WORK TO BE COMPLETED: Extract everything from the first line through the line with "import seaborn as sns", both ends included, except for any pictures.

◇ ◇ ◇ ◇ ◇ ◇ ◇

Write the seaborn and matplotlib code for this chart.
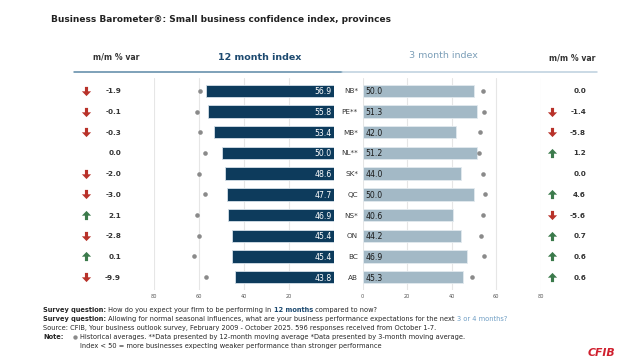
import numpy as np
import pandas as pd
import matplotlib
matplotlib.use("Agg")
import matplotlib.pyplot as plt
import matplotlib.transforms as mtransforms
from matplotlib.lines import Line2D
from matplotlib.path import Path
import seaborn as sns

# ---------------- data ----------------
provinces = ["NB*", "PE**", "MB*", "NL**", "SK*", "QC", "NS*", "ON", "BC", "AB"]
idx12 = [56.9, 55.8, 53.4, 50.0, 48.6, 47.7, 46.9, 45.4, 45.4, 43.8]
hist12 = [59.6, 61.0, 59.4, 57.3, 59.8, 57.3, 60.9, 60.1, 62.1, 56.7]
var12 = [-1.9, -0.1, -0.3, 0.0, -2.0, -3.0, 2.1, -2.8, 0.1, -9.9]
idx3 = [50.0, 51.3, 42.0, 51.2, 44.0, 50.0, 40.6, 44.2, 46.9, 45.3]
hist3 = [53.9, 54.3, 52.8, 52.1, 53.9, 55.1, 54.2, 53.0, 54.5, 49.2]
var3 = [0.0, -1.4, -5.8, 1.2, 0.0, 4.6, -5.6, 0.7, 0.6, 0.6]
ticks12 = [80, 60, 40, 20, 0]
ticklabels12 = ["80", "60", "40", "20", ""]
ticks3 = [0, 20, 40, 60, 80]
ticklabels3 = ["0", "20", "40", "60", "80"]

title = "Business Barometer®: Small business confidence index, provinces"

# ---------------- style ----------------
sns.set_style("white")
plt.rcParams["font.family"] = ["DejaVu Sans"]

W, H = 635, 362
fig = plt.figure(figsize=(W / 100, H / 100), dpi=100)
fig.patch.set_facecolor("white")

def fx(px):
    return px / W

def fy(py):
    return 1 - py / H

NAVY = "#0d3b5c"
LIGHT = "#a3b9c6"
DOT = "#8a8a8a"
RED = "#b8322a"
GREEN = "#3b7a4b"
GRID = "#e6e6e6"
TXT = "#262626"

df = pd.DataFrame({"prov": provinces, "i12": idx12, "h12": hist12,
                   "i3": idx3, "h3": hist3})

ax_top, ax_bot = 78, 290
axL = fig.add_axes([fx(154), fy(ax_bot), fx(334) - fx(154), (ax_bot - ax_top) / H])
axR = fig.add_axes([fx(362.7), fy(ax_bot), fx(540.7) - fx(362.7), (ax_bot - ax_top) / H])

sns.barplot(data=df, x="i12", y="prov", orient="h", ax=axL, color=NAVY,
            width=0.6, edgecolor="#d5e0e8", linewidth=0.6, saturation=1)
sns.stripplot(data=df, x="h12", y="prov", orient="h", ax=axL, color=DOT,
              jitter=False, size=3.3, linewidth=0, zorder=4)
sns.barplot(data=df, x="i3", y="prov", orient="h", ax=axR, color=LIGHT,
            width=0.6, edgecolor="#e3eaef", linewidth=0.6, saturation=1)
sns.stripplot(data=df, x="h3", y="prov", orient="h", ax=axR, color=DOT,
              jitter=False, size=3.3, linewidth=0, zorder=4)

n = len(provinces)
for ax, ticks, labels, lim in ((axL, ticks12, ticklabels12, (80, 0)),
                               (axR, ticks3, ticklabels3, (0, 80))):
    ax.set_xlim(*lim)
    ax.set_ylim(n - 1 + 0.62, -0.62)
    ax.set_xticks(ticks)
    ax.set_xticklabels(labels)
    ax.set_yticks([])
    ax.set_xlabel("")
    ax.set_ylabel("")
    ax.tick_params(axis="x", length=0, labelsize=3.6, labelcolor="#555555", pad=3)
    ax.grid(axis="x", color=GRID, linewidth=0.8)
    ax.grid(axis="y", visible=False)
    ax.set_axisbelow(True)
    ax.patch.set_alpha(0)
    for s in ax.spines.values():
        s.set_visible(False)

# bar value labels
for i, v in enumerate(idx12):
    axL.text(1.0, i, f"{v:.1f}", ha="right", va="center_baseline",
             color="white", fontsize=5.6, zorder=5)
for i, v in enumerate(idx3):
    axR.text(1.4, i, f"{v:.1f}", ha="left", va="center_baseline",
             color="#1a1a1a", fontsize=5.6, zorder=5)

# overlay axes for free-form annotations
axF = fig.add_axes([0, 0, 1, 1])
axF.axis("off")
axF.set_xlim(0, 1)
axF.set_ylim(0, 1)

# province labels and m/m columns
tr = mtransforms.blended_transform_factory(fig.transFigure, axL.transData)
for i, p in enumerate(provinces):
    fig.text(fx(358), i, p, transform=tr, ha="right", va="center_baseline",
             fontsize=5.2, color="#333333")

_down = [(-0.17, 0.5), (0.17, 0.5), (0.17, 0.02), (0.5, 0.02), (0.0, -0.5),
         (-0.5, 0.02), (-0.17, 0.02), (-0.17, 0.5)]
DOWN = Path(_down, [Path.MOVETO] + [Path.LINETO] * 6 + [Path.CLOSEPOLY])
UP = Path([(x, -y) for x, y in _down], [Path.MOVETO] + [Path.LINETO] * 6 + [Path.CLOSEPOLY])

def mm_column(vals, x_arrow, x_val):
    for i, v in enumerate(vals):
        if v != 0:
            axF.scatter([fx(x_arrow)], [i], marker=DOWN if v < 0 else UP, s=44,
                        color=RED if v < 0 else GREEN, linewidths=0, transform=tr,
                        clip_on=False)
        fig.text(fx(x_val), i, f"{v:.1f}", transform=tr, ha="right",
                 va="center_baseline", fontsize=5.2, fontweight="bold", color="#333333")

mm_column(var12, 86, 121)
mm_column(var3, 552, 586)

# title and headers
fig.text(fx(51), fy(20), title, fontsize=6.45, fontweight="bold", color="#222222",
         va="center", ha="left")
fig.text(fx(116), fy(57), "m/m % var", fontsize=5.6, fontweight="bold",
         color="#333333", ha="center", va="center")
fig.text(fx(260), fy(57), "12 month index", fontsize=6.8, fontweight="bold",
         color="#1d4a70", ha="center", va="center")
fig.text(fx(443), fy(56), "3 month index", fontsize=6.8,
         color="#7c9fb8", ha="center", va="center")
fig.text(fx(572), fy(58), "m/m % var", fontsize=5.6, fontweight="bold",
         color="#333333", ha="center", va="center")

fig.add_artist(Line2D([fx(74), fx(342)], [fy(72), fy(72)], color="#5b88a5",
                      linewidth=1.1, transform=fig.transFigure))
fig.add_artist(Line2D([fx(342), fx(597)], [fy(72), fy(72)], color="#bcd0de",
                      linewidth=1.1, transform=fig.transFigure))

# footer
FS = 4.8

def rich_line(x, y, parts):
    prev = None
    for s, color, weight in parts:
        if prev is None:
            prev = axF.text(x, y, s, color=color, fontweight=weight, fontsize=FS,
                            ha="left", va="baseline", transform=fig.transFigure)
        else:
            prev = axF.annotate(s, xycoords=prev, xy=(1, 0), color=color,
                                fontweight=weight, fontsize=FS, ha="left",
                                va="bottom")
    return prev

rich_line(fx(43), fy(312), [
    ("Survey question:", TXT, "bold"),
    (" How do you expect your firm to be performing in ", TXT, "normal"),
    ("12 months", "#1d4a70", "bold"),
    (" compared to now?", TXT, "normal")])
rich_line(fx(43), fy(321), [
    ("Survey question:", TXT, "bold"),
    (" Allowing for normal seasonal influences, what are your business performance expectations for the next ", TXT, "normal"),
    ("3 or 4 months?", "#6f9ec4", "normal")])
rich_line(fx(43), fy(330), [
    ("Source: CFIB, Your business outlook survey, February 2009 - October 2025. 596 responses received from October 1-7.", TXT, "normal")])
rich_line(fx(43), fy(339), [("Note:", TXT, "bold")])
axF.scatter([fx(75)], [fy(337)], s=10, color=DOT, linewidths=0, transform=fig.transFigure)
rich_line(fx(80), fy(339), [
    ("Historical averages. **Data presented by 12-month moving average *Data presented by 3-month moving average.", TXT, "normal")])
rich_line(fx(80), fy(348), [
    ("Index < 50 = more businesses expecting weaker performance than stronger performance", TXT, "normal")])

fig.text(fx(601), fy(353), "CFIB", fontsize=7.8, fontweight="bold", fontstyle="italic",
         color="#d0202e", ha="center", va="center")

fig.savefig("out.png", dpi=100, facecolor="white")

◇ ◇ ◇ ◇ ◇ ◇ ◇

RESULT:
Write the seaborn and matplotlib code for this chart.
import numpy as np
import pandas as pd
import matplotlib
matplotlib.use("Agg")
import matplotlib.pyplot as plt
import matplotlib.transforms as mtransforms
from matplotlib.lines import Line2D
from matplotlib.path import Path
import seaborn as sns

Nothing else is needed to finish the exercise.